Intervals
Intervals mark the distance between things. Some distances are fixed and measurable, as in music—a major fifth, a minor third. Other intervals change with circumstances, as in the route driven between one place and another. The most complex intervals are those marking time, as the way we experience the passage of time can flux regardless of the empirical measurement. We mark time with anniversaries, some volubly, as in years of marriage, others quietly and privately, as in the instance of death or divorce. These intervals are not fixed; they grow ever larger and stretch out before us. Within each person’s story of their lifetime, various measured intervals overlap, dividing experience into varied fragments of time.

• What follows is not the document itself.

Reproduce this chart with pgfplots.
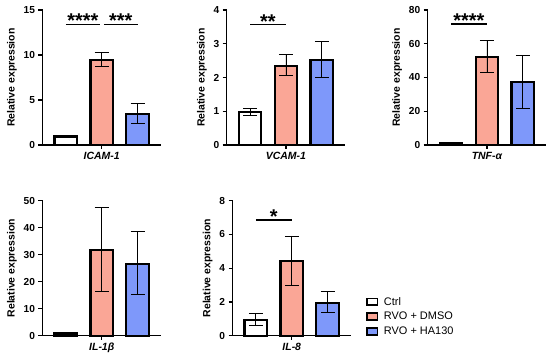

In my recent installations, it is a wooden floor that becomes fragmented. The wooden panels began as modules that fit together into one large triangle. To create the look of a continuous wooden floor, I made each panel with a staggered edge, mimicking the way you would lay floorboards. The panels then slid into each other, interlocking to create a seamless surface. However, as I was sliding panels together in the studio, I responded to the spaces created while the panels were only partially slid together (or partially pulled apart). The fragmentation seemed to parallel the way we piece together memories, never able to completely recreate past experience. Our vision of the future is comparable, as we can predict some things but not others. The spaces between came to signify both gaps in our memory and the unknown in our future.